Pasó apenas un año cuando el dolor se hizo insoportable. Carmenza, después de mucho aguantar, porque no le gusta quejarse, fue a consulta médica pagada por ella misma. Después entró al Sisbén y descubrieron que su útero estaba revuelto con sus intestinos. Le sacaron la matriz.
“Me operaron la primera vez y eso fue una cosa horrible. La atención fue pésima. Primero, por ser desplazada. Segundo, por ser negra. “Las negras aguantan todo”, era lo que me decía un doctor de la Clínica La Candelaria.
—¿Por qué se queja? Las negras aguantan todo.
—Doctor, ¿por ser negra yo tengo que aguantar que me desprecien, que me violen, que las caderas me las hayan separado?
—Es que a veces ustedes se lo buscan.
Eso me ha tenido con mucho rechazo hacia esa gente (personal de salud). Por eso a veces voy cuando ya estoy boqueando”.
El prejuicio racista de que las personas afrodescendientes pueden, y deben, aguantar todo tipo de vejámenes y dolores, recuerda a la idea esclavista de que no son seres humanos. Por lo tanto, no reconocen su sufrimiento y niegan “el acceso al tratamiento al tratamiento del dolor como un derecho humano”, como lo plantea Human Rights Watch. Además de violar el Auto 092 de la Corte Constitucional, en el que se reconoce la violación al derecho a la salud para las mujeres desplazadas y, en riesgo, o víctimas de violencia sexual. Además de la Resolución 459 de 2012, que llama a evitar la revictimización.
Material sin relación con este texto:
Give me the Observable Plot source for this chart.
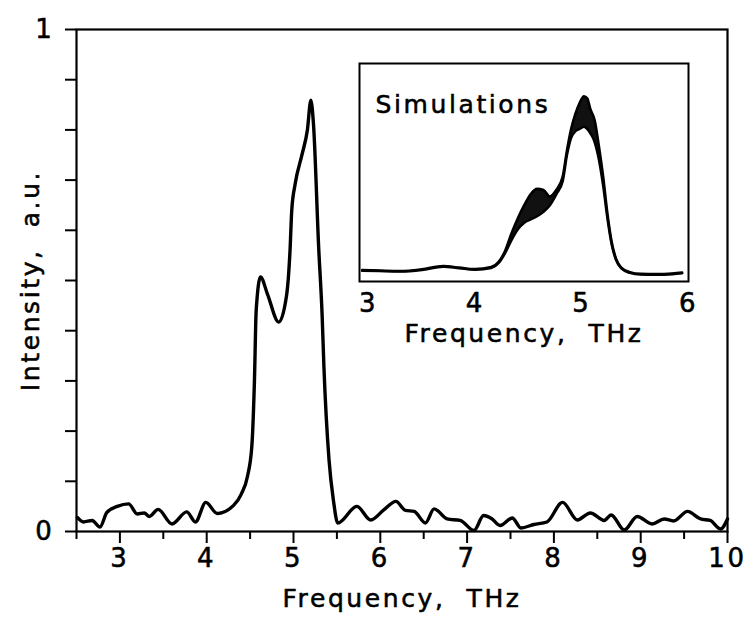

Para Carmenza, varios servidores de la salud desconocieron su humanidad. Nunca, en ninguna de las seis cirugías que vinieron después, la trataron con compasión por lo que había vivido. Durante un año y medio tuvo una ileostomía y cargó su bolsa mientras buscaba rodearse de mujeres que entendieran lo que ella pasó. “He estado debatiéndome entre la vida y la muerte”, dice tajante. No solo su vida personal y sexual se afectó, sino también su salud mental.
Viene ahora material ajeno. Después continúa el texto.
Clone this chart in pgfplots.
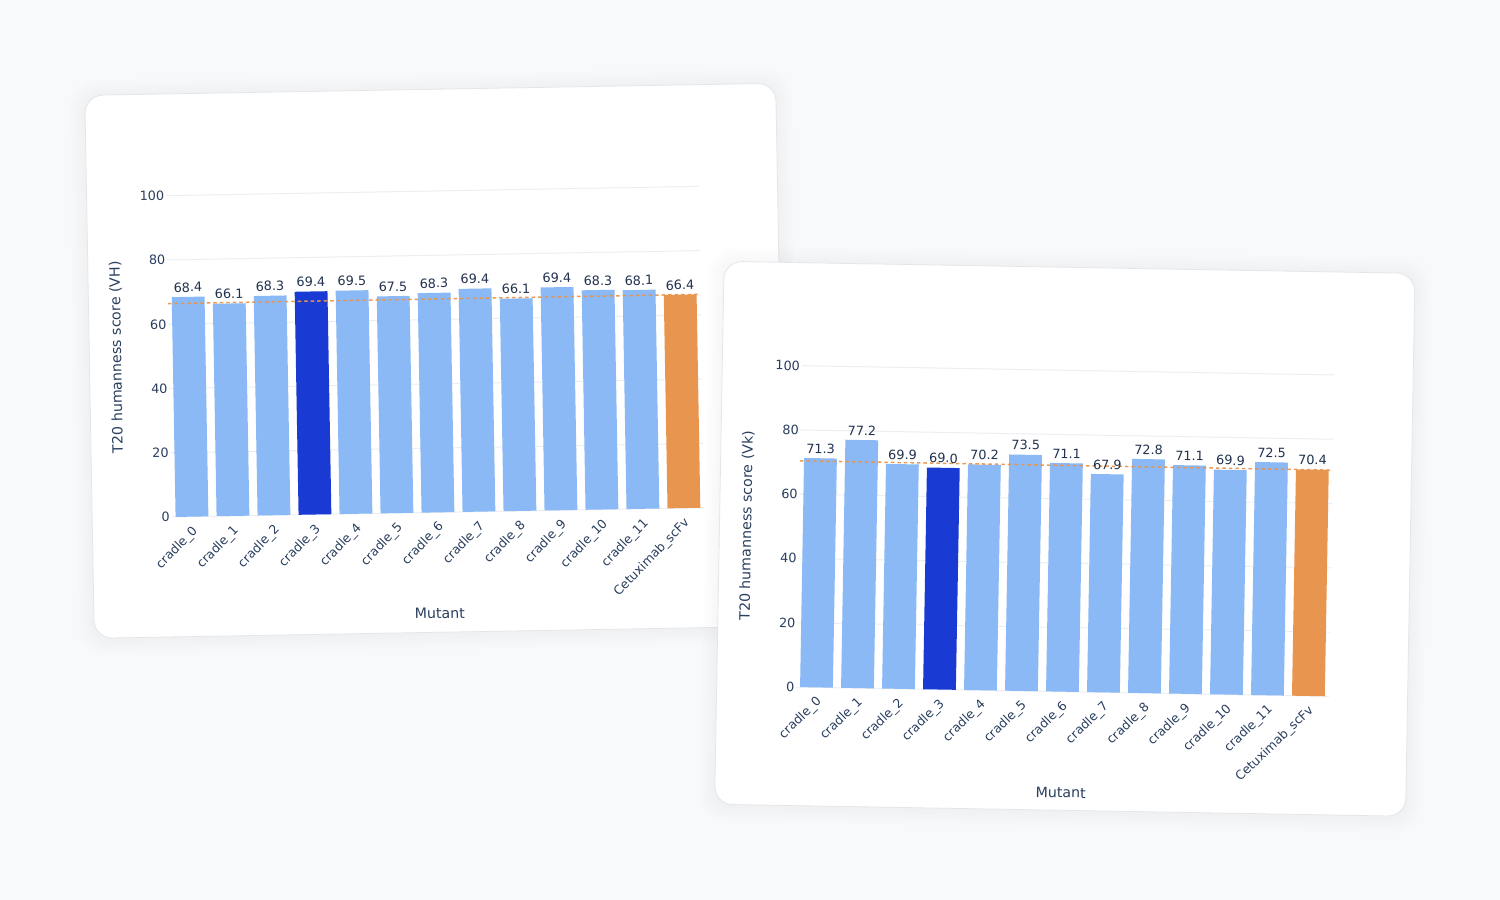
\documentclass[border=0pt]{standalone}
\usepackage{pgfplots}
\pgfplotsset{compat=1.18}
\usepackage{fontspec}
\setmainfont{DejaVu Sans}
\definecolor{bg}{HTML}{F8F9FA}
\definecolor{lightbar}{HTML}{8AB9F6}
\definecolor{darkbar}{HTML}{1A3BD3}
\definecolor{orangebar}{HTML}{E8964F}
\definecolor{txt}{HTML}{2A3F5F}
\definecolor{valtxt}{HTML}{22324F}
\definecolor{gridc}{HTML}{EBEEF3}
\definecolor{cardborder}{HTML}{E4E6EA}

\pgfplotsset{
  cardaxis/.style={
    scale only axis, width=533bp, height=321.4bp, anchor=south west,
    xmin=-0.5, xmax=12.5, ymin=0, ymax=100,
    clip=false,
    axis line style={draw=none},
    major tick length=0pt,
    ytick={0,20,...,100},
    ymajorgrids, grid style={gridc, line width=1bp},
    xtick={0,...,12},
    xticklabels={cradle\_0,cradle\_1,cradle\_2,cradle\_3,cradle\_4,cradle\_5,cradle\_6,cradle\_7,cradle\_8,cradle\_9,cradle\_10,cradle\_11,Cetuximab\_scFv},
    ticklabel style={font=\fontsize{12.8bp}{15bp}\selectfont, text=txt},
    yticklabel style={anchor=east, inner sep=0pt, xshift=-1.5bp},
    xticklabel style={inner sep=0pt, xshift=3.5bp, yshift=-12.5bp, rotate=45, anchor=east,
      font=\fontsize{12.5bp}{15bp}\selectfont},
    every axis y label/.style={at={(axis description cs:-0.0975,0.5)}, rotate=90, anchor=center,
      font=\fontsize{14.2bp}{17bp}\selectfont, text=txt},
    every axis x label/.style={at={(axis description cs:0.5,0)}, anchor=center, yshift=-101bp,
      font=\fontsize{14.2bp}{17bp}\selectfont, text=txt},
    xlabel={Mutant},
    /pgf/number format/assume math mode=true,
  },
  cardbar/.style={ybar, bar width=0.8, bar shift=0pt, draw=none, fill=#1,
    nodes near coords={\pgfmathprintnumber[fixed,fixed zerofill,precision=1]{\pgfplotspointmeta}},
    every node near coord/.append style={anchor=south, inner sep=0pt, yshift=4.5bp,
      font=\fontsize{12.8bp}{15bp}\selectfont, text=valtxt}},
  refline/.style={sharp plot, no marks, draw=orangebar, line width=1.5bp, dash pattern=on 3.5bp off 3bp, opacity=0.95},
}

\newcommand{\card}{%
  \foreach \k in {1,...,8} {
    \fill[black, opacity=0.005, rounded corners={18bp+\k bp}]
      ({-345.5bp-2*\k bp},{-271.5bp-2*\k bp-1bp}) rectangle ({345.5bp+2*\k bp},{271.5bp+2*\k bp-1bp});
  }
  \filldraw[fill=white, draw=cardborder, line width=0.8bp, rounded corners=18bp]
    (-345.5bp,-271.5bp) rectangle (345.5bp,271.5bp);
}

\begin{document}
\begin{tikzpicture}
\path[use as bounding box] (0,0) rectangle (1500bp,900bp);
\fill[bg] (0,0) rectangle (1500bp,900bp);

% ---------- left card (VH) ----------
\begin{scope}[shift={(435bp,539.2bp)}, rotate=1, transform shape]
\card
\begin{axis}[cardaxis, at={(-266.2bp,-151.6bp)}, ylabel={T20 humanness score (VH)}]
\addplot[cardbar=lightbar] coordinates {
  (0,68.4) (1,66.1) (2,68.3) (4,69.5) (5,67.5) (6,68.3) (7,69.4) (8,66.1) (9,69.4) (10,68.3) (11,68.1)};
\addplot[cardbar=darkbar] coordinates {(3,69.4)};
\addplot[cardbar=orangebar] coordinates {(12,66.4)};
\addplot[refline] coordinates {(-0.5,66.4) (12.5,66.4)};
\end{axis}
\end{scope}

% ---------- right card (Vk) ----------
\begin{scope}[shift={(1064.8bp,361.2bp)}, rotate=-1, transform shape]
\card
\begin{axis}[cardaxis, at={(-266.2bp,-152.9bp)}, ylabel={T20 humanness score (Vk)}]
\addplot[cardbar=lightbar] coordinates {
  (0,71.3) (1,77.2) (2,69.9) (4,70.2) (5,73.5) (6,71.1) (7,67.9) (8,72.8) (9,71.1) (10,69.9) (11,72.5)};
\addplot[cardbar=darkbar] coordinates {(3,69.0)};
\addplot[cardbar=orangebar] coordinates {(12,70.4)};
\addplot[refline] coordinates {(-0.5,70.4) (12.5,70.4)};
\end{axis}
\end{scope}
\end{tikzpicture}
\end{document}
En su búsqueda encontró dos organizaciones que le ayudaron a entender que no era culpable, que tenía derechos y que también tenía la posibilidad de atravesar el camino sinuoso de la sanación. Pero no con los psicólogos que la han atendido, que no le han dado más que pastillas. Sino con las mujeres que la han escuchado y le han enseñado a sanar con tambores y cantando sus alabaos. Eso es lo que le sale del alma.
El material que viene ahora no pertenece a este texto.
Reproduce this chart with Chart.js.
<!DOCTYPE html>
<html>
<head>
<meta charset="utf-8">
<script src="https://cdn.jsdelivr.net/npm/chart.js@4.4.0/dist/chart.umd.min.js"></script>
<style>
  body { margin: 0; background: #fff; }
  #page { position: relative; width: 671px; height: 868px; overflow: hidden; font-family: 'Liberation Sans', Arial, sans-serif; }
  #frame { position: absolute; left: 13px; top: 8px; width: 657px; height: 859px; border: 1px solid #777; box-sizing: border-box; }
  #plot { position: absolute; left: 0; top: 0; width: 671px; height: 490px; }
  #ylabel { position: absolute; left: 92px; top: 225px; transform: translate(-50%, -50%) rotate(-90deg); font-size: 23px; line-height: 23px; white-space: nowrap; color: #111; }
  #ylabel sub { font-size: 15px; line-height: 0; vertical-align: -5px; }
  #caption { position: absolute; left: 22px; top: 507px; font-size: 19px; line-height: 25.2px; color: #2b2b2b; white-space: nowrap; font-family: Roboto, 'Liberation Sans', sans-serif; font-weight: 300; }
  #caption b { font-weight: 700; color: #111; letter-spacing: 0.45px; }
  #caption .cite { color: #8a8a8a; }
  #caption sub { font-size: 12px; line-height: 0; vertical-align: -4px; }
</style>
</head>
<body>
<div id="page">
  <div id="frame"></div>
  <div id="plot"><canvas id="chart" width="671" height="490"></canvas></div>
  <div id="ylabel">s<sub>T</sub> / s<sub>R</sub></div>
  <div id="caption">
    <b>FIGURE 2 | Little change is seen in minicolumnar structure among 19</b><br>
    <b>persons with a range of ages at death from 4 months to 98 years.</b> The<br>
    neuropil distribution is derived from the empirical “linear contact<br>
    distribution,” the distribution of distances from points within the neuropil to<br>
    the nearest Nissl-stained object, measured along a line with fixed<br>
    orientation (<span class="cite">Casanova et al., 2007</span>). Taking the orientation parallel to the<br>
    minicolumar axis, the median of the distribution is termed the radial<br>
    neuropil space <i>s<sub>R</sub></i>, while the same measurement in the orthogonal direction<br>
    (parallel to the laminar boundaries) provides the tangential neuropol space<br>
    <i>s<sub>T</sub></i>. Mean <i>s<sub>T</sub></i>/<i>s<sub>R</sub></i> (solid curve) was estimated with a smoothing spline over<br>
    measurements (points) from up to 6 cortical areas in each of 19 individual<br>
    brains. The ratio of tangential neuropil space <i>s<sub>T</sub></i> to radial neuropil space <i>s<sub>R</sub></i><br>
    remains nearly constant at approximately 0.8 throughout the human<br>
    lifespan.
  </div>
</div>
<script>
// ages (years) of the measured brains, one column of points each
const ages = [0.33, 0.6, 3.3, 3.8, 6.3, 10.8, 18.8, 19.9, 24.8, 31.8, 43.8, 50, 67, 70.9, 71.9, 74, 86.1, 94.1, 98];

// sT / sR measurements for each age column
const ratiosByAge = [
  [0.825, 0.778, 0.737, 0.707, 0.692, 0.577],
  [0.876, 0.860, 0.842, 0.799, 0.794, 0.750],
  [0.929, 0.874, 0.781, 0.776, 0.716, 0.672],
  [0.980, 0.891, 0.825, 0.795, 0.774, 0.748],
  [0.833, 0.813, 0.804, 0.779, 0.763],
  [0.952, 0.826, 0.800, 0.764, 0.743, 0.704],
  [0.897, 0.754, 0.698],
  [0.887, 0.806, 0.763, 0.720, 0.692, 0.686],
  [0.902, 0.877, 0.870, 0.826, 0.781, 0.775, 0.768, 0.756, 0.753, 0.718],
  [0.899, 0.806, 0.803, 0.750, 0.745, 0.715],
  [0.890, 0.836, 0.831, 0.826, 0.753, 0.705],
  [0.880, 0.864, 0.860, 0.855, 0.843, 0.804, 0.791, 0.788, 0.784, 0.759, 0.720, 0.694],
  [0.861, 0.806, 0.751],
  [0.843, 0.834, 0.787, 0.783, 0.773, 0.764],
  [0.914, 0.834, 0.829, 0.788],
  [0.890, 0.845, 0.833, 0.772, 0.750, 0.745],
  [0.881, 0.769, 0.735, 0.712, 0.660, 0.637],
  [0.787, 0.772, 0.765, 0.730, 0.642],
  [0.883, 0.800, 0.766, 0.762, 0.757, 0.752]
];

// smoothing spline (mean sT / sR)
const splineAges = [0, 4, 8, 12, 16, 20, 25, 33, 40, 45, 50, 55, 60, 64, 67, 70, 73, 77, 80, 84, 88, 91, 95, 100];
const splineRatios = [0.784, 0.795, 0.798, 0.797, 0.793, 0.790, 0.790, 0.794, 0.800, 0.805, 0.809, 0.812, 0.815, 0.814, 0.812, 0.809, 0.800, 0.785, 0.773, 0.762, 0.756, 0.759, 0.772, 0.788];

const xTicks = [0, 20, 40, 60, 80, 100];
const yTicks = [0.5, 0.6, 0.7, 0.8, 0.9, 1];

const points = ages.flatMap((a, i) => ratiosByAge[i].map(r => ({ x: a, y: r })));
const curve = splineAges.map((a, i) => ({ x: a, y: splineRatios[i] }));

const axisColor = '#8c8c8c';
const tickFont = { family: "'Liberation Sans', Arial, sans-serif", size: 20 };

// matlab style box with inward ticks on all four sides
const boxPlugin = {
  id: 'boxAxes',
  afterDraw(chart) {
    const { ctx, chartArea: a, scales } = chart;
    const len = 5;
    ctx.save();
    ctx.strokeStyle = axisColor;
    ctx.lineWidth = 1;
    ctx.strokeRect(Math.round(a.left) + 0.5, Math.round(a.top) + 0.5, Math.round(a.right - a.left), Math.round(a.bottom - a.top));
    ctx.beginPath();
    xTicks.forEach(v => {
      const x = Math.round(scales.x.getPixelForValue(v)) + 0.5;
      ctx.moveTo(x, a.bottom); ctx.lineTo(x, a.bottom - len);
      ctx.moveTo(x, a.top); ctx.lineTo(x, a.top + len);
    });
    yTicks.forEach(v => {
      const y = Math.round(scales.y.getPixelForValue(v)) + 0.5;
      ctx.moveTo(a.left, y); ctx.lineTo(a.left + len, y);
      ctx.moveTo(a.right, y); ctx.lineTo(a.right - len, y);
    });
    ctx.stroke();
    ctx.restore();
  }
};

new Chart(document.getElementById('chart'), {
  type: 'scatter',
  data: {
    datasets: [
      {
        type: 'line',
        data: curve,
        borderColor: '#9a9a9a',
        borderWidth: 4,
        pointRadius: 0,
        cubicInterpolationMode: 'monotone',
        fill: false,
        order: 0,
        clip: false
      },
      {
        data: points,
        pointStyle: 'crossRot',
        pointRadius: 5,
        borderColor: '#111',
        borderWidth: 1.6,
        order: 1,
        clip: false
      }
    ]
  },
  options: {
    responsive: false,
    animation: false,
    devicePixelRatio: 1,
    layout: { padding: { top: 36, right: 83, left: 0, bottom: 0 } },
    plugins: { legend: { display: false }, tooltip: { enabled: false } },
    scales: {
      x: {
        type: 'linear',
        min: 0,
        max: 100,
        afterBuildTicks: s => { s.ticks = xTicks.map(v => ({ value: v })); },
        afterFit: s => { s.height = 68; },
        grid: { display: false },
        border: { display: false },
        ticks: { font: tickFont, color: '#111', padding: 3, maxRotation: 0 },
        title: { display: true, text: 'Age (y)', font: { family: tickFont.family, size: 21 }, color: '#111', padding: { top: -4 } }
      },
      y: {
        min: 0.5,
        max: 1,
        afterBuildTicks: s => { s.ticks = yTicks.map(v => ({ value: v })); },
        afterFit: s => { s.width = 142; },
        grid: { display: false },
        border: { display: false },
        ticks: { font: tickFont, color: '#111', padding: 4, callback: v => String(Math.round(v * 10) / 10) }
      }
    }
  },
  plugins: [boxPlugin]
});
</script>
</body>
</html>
A veces Carmenza no puede caminar porque le duelen las caderas y las rodillas. Pero da sus pasos cantando. Cuando se sienta, teje collares y aretes.
Hace alrededor de dos años la Unidad para las Víctimas reconoció el hecho victimizante de la violencia sexual, y aunque una indemnización le ayudaría a solventar la vida difícil que ha significado vivir en Bogotá estando enferma, no sería suficiente para reparar los daños físicos, psicológicos y familiares que le causó la violencia sexual.
Carmenza repite que lo que necesitan las víctimas es que las escuchen atentamente y tomen acciones que reconozcan su dignidad y así puedan hacer lo que a ella le gusta: vivir bien.
*El nombre fue cambiado por petición de la víctima.